Any other well-written guy characters you want to mention? Any other elements of capturing the essence of a real male adolescent on the page?


*Source of my observations: my husband, three sons, their friends, the teens and kids I've worked with at school and church, and observing the bus line that forms outside my living room window.

Monday, October 1, 2012

Voice, character growth, and Daddy Long Legs

I just finished reading Daddy Long Legs, by Jean Webster, published in 1912, to my girls. The story: Jerusha "Judy" Abbott is an orphan. A trustee of the John Grier Hall finds her snarky high school essay on trustee visiting day at the home amusing, and on a whim, decides to send her to college. He's done it a few times before for boys, but never girls. His conditions: she will write a monthly letter, letting him know how things are going and what she's learning. He will pay for college and send her money, but will never reveal his name or anything about him. She is to call him Mr. Smith. All Judy knows is that he's rich, he apparently dislikes girls, and he is tall (she saw his shadow around the corner as he left that day). So she calls him Daddy Long Legs, and writes funny letters about what she's learning, the extent to which she tries to hide her true origins (because in 1912, the girls who are in college are definitely not people who came out of foundling homes!), and her hopes, dreams, and disappointments. Her attempt to conceal her orphanage past among some rather wealthy friends eventually gets her into trouble, though, as you can imagine.The voice in the story is simply lovely--funny, wise and naive at the same time, and sometimes heartbreaking, too.

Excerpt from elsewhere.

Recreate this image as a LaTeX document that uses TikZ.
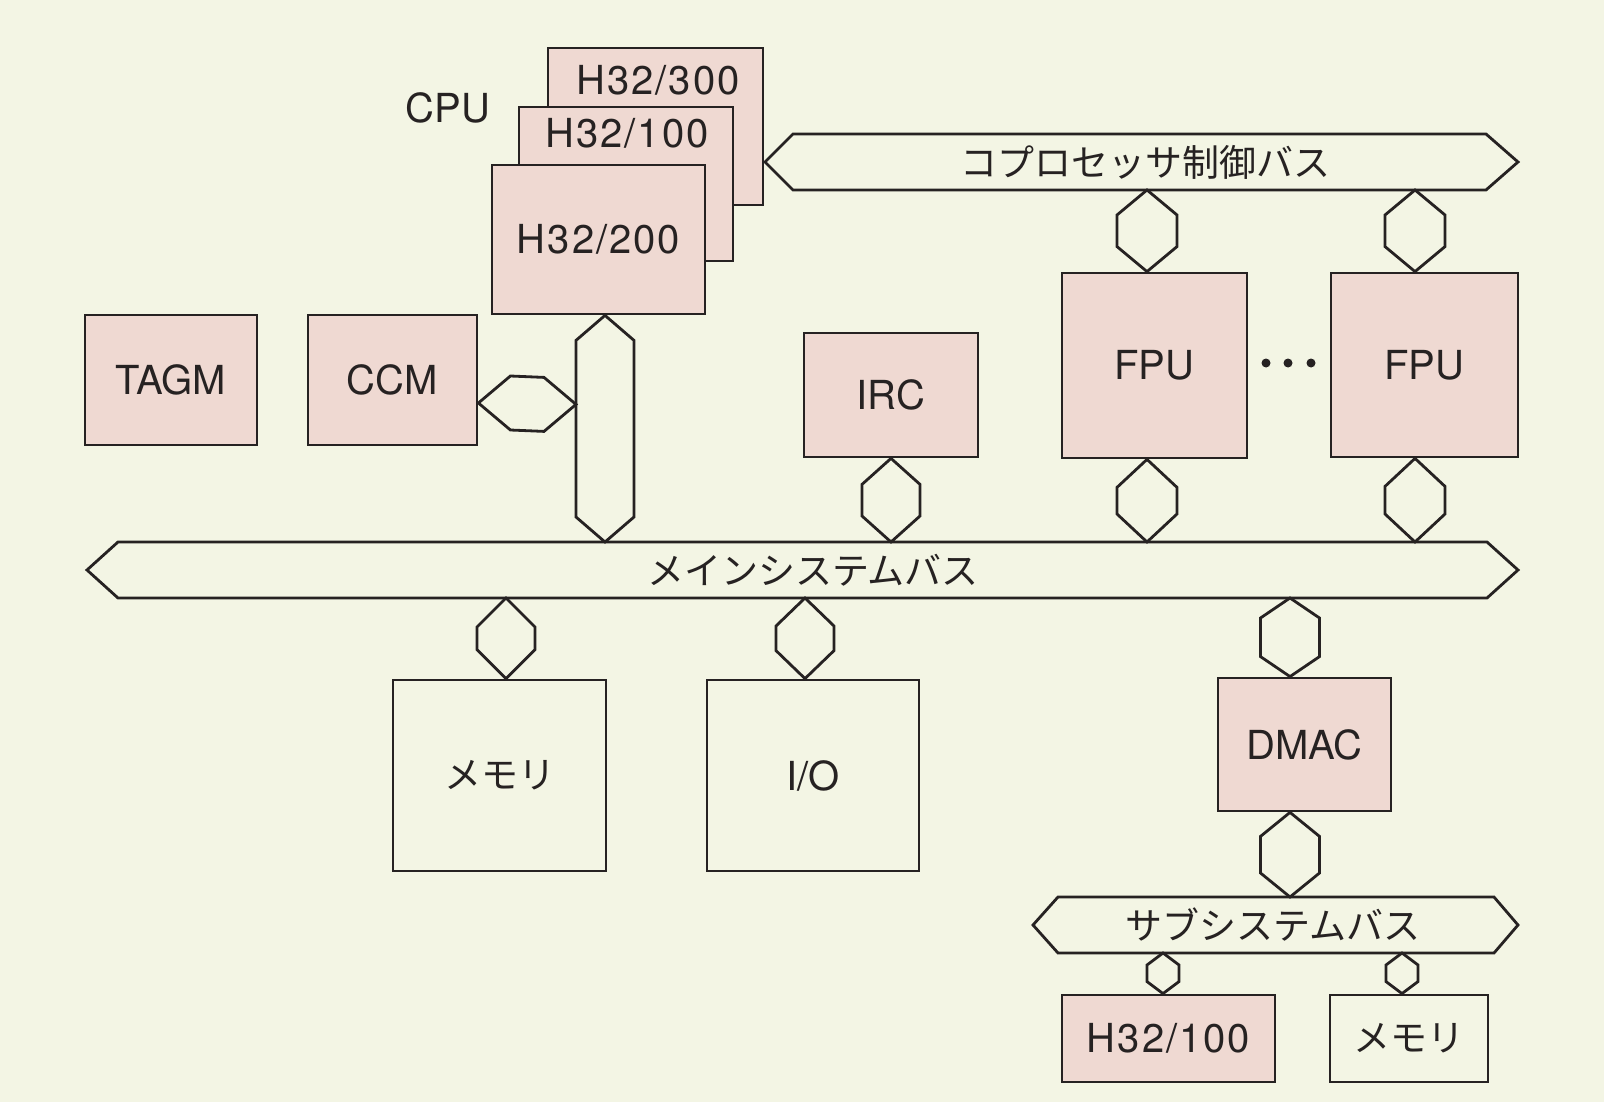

There's a recent musical based on the book that uses many lines from the book, but also shows the other side of the stamp, ie what "Mr. Smith" Daddy Long Legs is thinking as he reads these letters, and what happens to him. Umm...if you're planning to read the book first, don't listen to the music until you're done, because there are spoilers. But two things really stuck out to me after listening to the music, things that are just very well done, and useful to study for writing.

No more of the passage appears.